La meritocrazia nella scuola
Di Uccio Leozappa
Uno dei tanti Presidi con il quale ho collaborato lavorando gomito a gomito nella scuola per diversi anni, ogni qual volta si presentava l’occasione, amava sempre ricordarmi, quando appunto si discuteva di scuola e di studenti in particolare ( praticamente sempre) con una espressione dialettale ma senz’altro molto efficace che :” in ogni capu ci sta na mitodda “.
Da qualche giorno c’è l’ennesimo dibattito sulla scuola. Sul ruolo che la stessa scuola debba ricoprire oggi nella società.
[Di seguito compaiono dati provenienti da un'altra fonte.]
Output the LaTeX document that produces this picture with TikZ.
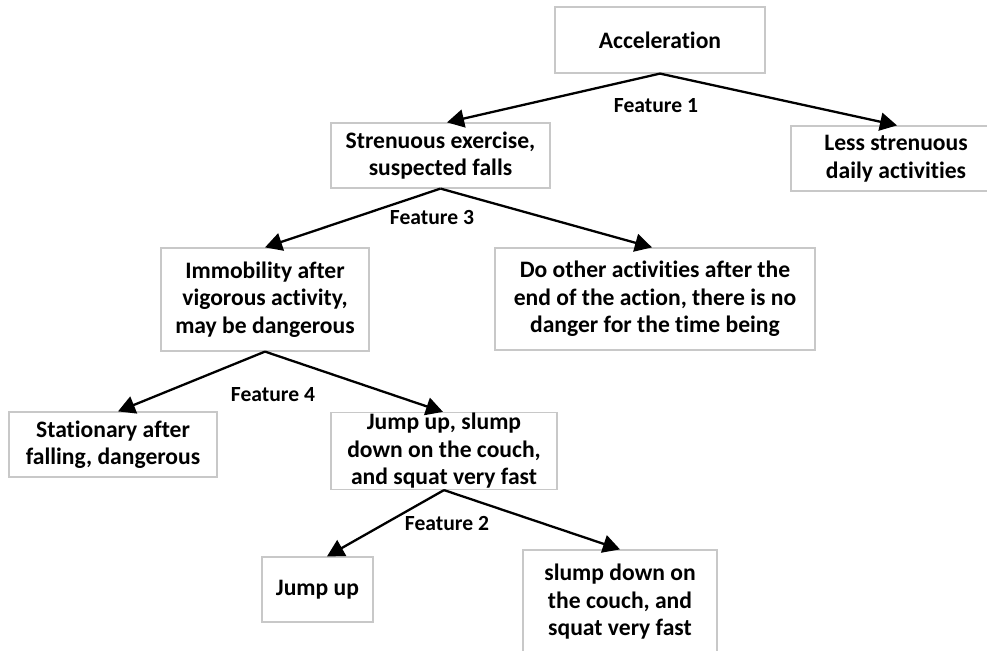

Ad accendere il dibattito è stata la nuova ridefinizione del Ministero dell’Istruzione alla quale è stato aggiunto il termine “ del merito”. Ho lavorato per 41 anni nella scuola non ricordo casi in cui la scuola abbia mai impedito al figlio di un operaio o di un contadino diventare un grande manager. Anzi tutt’altro potrei fare centinaia di esempi di ragazze e ragazzi provenienti da famiglie modeste non benestanti con redditi modesti e con genitori non propriamente acculturati diventare grandi professionisti, architetti, chirurghi, ingegneri, docenti e anche bravissimi e affermati attori di teatro e quant’altro.
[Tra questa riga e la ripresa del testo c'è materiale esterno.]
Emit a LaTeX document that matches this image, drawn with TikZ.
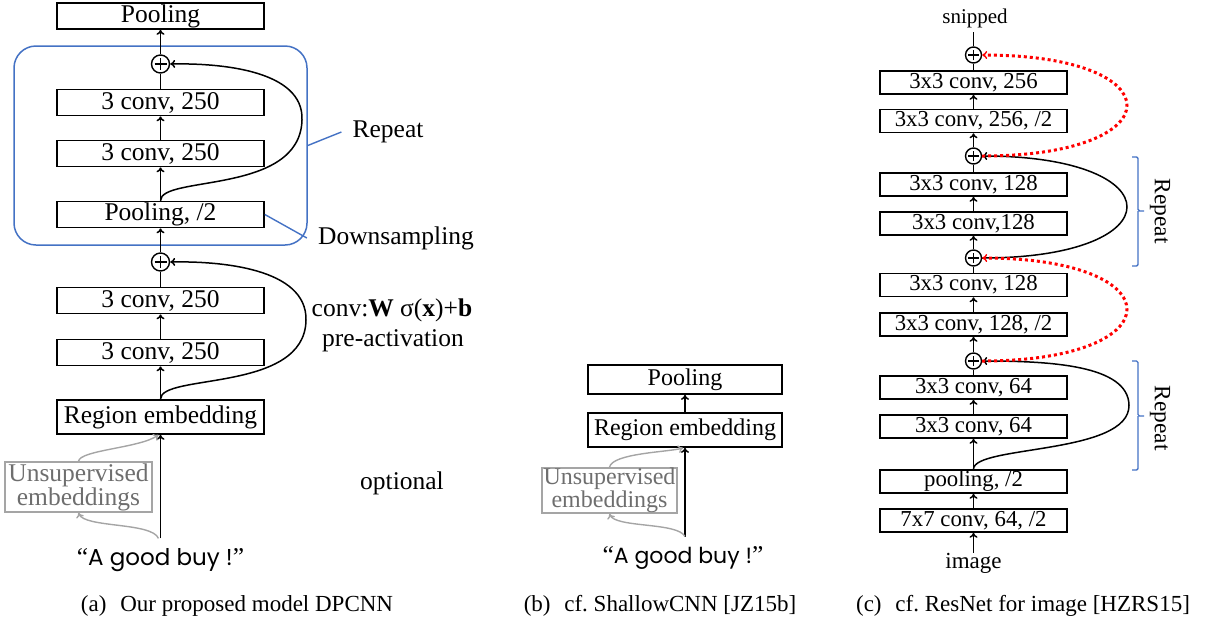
\documentclass[tikz,border=0pt]{standalone}
\usepackage{fontspec}
\setmainfont{Liberation Serif}
\newfontfamily\handfont{Poppins}
\usepackage{xcolor}
\usepackage{tikz}
\usetikzlibrary{arrows.meta, positioning, calc}

\definecolor{repblue}{RGB}{68,114,196}
\definecolor{unsupgray}{RGB}{165,165,165}
\definecolor{unsuptext}{RGB}{110,110,110}

\tikzset{
  layera/.style={draw, line width=1.7pt, minimum width=207pt, minimum height=26pt, inner sep=0pt, font=\fontsize{25.5}{28}\selectfont},
  layerb/.style={layera, minimum width=194pt, font=\fontsize{24}{27}\selectfont},
  layerc/.style={draw, line width=1.6pt, minimum width=187pt, minimum height=23pt, inner sep=0pt, font=\fontsize{22.8}{26}\selectfont},
  addop/.style={circle, draw, line width=1.4pt, minimum size=#1, inner sep=0pt,
    path picture={\draw[line width=1.3pt] ([xshift=-#1/3]path picture bounding box.center) -- ([xshift=#1/3]path picture bounding box.center)
      ([yshift=-#1/3]path picture bounding box.center) -- ([yshift=#1/3]path picture bounding box.center);}},
  addop/.default=18pt,
  unsup/.style={draw=unsupgray, line width=1.5pt, text=unsuptext, align=center, inner sep=0pt},
  flow/.style={-{To[length=5pt,width=8pt]}, line width=1.5pt},
  graylink/.style={-{To[length=5pt,width=8pt]}, unsupgray, line width=1.4pt},
  resdot/.style={-{To[length=5pt,width=8pt,line width=1.4pt]}, red, line width=3pt, dash pattern=on 3pt off 3pt},
  lbl/.style={inner sep=0pt, font=\fontsize{25.5}{28}\selectfont},
}

\begin{document}
\begin{tikzpicture}[x=1pt, y=-1pt]
  \useasboundingbox (0,0) rectangle (1206,625);

  % (a) DPCNN
  \node[draw=repblue, line width=1.5pt, rounded corners=22pt, minimum width=293pt, minimum height=199pt] at (160.5,145.5) (repA) {};
  \node[layera] at (160.5,16) (poolA) {Pooling};
  \node[addop] at (160.5,64) (addA2) {};
  \node[layera] at (160.5,102.5) (convA4) {3 conv, 250};
  \node[layera] at (160.5,153.5) (convA3) {3 conv, 250};
  \node[layera] at (160.5,214.5) (downA) {Pooling, /2};
  \node[addop] at (160.5,262) (addA1) {};
  \node[layera] at (160.5,300.5) (convA2) {3 conv, 250};
  \node[layera] at (160.5,352.5) (convA1) {3 conv, 250};
  \node[layera, minimum height=34pt] at (160.5,417) (regionA) {Region embedding};
  \node[unsup, minimum width=147pt, minimum height=50pt, font=\fontsize{25.5}{22}\selectfont] at (78.5,487) (unsupA) {Unsupervised\\embeddings};
  \node[lbl, outer sep=10pt] at (160.5,560) (textA) {“{\handfont\fontsize{23}{26}\selectfont A good buy !}”};

  \node[lbl] at (388,132) (repAtxt) {Repeat};
  \node[lbl] at (396,238) (downAtxt) {Downsampling};
  \node[lbl] at (392,310) (convAtxt) {conv:\textbf{W} σ(\textbf{x})+\textbf{b}};
  \node[lbl] at (393,341) (preAtxt) {pre-activation};
  \node[lbl] at (402,483) (optAtxt) {optional};

  \draw[repblue, line width=1.4pt] (repA.east) -- ([xshift=-11pt]repAtxt.west);
  \draw[repblue, line width=1.4pt] (downA.east) -- ([xshift=-11pt]downAtxt.west);

  \draw[flow] (addA2) -- (poolA);
  \draw[line width=1.5pt] (convA4) -- (addA2);
  \draw[flow] (convA3) -- (convA4);
  \draw[flow] (downA) -- (convA3);
  \draw[flow] (addA1) -- (downA);
  \draw[line width=1.5pt] (convA2) -- (addA1);
  \draw[flow] (convA1) -- (convA2);
  \draw[flow] (regionA) -- (convA1);
  \draw[flow] (textA) -- (regionA);
  \draw[flow] (downA.north) .. controls (160.5,175) and (300,195) .. (302,120) .. controls (304,70) and (220,63) .. (addA2.east);
  \draw[flow] (regionA.north) .. controls (160.5,373) and (305,393) .. (306,320) .. controls (307,268) and (220,261) .. (addA1.east);
  \draw[graylink] (unsupA.north) .. controls (80,450) and (140,448) .. ([xshift=-2pt]regionA.south);
  \draw[graylink] ([xshift=-2pt]textA.north) .. controls (152,522) and (84,528) .. (unsupA.south);

  % (b) ShallowCNN
  \node[layerb, minimum height=29pt] at (685,379.5) (poolB) {Pooling};
  \node[layerb, minimum height=34pt] at (685,430) (regionB) {Region embedding};
  \node[unsup, minimum width=135pt, minimum height=45pt, font=\fontsize{24}{21}\selectfont] at (609.5,490.5) (unsupB) {Unsupervised\\embeddings};
  \node[lbl, outer sep=10pt] at (683,558) (textB) {“{\handfont\fontsize{22}{25}\selectfont A good buy !}”};

  \draw[flow] (regionB) -- (poolB);
  \draw[flow] (regionB.south |- textB.north) -- (regionB.south);
  \draw[graylink] (unsupB.north) .. controls (612,453) and (670,452) .. ([xshift=-2pt]regionB.south);
  \draw[graylink] ([xshift=2pt]textB.north) .. controls (678,522) and (615,528) .. (unsupB.south);

  % (c) ResNet
  \node[inner sep=0pt, outer sep=4pt, font=\fontsize{21}{24}\selectfont] at (975,18) (snipC) {snipped};
  \node[addop=16pt] at (973.5,55) (addC4) {};
  \node[layerc] at (973.5,82.5) (conv256) {3x3 conv, 256};
  \node[layerc] at (973.5,121) (conv256s) {3x3 conv, 256, /2};
  \node[addop=16pt] at (973.5,156) (addC3) {};
  \node[layerc] at (973.5,184.5) (conv128d) {3x3 conv, 128};
  \node[layerc] at (973.5,223.5) (conv128c) {3x3 conv,128};
  \node[addop=16pt] at (973.5,258) (addC2) {};
  \node[layerc] at (973.5,285) (conv128b) {3x3 conv, 128};
  \node[layerc] at (973.5,324.5) (conv128s) {3x3 conv, 128, /2};
  \node[addop=16pt] at (973.5,361) (addC1) {};
  \node[layerc] at (973.5,387.5) (conv64b) {3x3 conv, 64};
  \node[layerc] at (973.5,426.5) (conv64a) {3x3 conv, 64};
  \node[layerc] at (973.5,481.5) (poolC) {pooling, /2};
  \node[layerc] at (973.5,520.5) (conv7) {7x7 conv, 64, /2};
  \node[inner sep=0pt, font=\fontsize{23}{26}\selectfont] at (973.5,563) (imgC) {image};

  \draw[line width=1.5pt] (addC4) -- (addC4 |- snipC.south);
  \draw[line width=1.5pt] (conv256) -- (addC4);
  \draw[flow] (conv256s) -- (conv256);
  \draw[flow] (addC3) -- (conv256s);
  \draw[line width=1.5pt] (conv128d) -- (addC3);
  \draw[flow] (conv128c) -- (conv128d);
  \draw[flow] (addC2) -- (conv128c);
  \draw[line width=1.5pt] (conv128b) -- (addC2);
  \draw[flow] (conv128s) -- (conv128b);
  \draw[flow] (addC1) -- (conv128s);
  \draw[line width=1.5pt] (conv64b) -- (addC1);
  \draw[flow] (conv64a) -- (conv64b);
  \draw[flow] (poolC) -- (conv64a);
  \draw[flow] (conv7) -- (poolC);
  \draw[flow] (imgC) -- (conv7);

  \draw[flow] (addC2.east) .. controls (1175,258) and (1175,156) .. (addC3.east);
  \draw[flow] (poolC.north) .. controls (973.5,445) and (1130,455) .. (1129,405) .. controls (1128,365) and (1050,361) .. (addC1.east);
  \draw[resdot] (addC3.east) .. controls (1175,156) and (1175,55) .. (addC4.east);
  \draw[resdot] (addC1.east) .. controls (1175,361) and (1175,258) .. (addC2.east);

  \draw[repblue, line width=1.4pt, rounded corners=1.5pt] (1132,157) -| (1138,211) -- (1144,211) (1138,211) |- (1132,266);
  \draw[repblue, line width=1.4pt, rounded corners=1.5pt] (1132,361) -| (1138,416) -- (1144,416) (1138,416) |- (1132,470);
  \node[rotate=-90, inner sep=0pt, font=\fontsize{23.4}{26}\selectfont] at (1160,211) (repC2) {Repeat};
  \node[rotate=-90, inner sep=0pt, font=\fontsize{23.4}{26}\selectfont] at (1160,418) (repC1) {Repeat};

  % captions
  \node[inner sep=0pt, font=\fontsize{23}{26}\selectfont] at (237,606) (capA) {(a)\hspace{0.6em}Our proposed model DPCNN};
  \node[inner sep=0pt, font=\fontsize{23}{26}\selectfont] at (660,606) (capB) {(b)\hspace{0.6em}cf.\ ShallowCNN [JZ15b]};
  \node[inner sep=0pt, font=\fontsize{23}{26}\selectfont] at (1023,606) (capC) {(c)\hspace{0.6em}cf.\ ResNet for image [HZRS15]};
\end{tikzpicture}
\end{document}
Certamente avrebbe dovuto impedire magari a qualcuno di fare il politico e poi successivamente anche il ministro, ma questa è un’altra storia. Nella sua biografia John Lennon scriveva che alla domanda dei suoi professori cosa volesse fare nella vita lui rispose, semplicemente, “di essere felice”. I professori ribatterono che non aveva capito la domanda, al che Lennon rispose ancora che loro, i professori, non avevano capito la vita. Ora dire che la scuola debba svolgere il compito di selezionare gli studenti, ogni singolo studente in base al merito a me sembra una stortura una aberrazione del ruolo che deve ricoprire la stessa nella società. Semplicemente, la scuola, a mio avviso, ha il compito di tirare fuori il meglio da ogni singolo studente osservando e valutando magari la performance e non invece quello di effettuare una selezione per premiare i migliori. Questo è il metodo didattico più sbagliato ma anche più antidemocratico in assoluto che ci possa essere e che senz’altro appartiene ad una cultura e ad una politica quanto mai di destra e che il mio Preside, pur non votando a sinistra, non ha mai condiviso. Giuseppe Di Viesto, medico Sanvitese ma anche grande poeta mai dimenticato scrisse ‘Lu sutori ti Lu tata” una poesia di immenso valore e di grande insegnamento che il nuovo ministro dovrebbe leggere.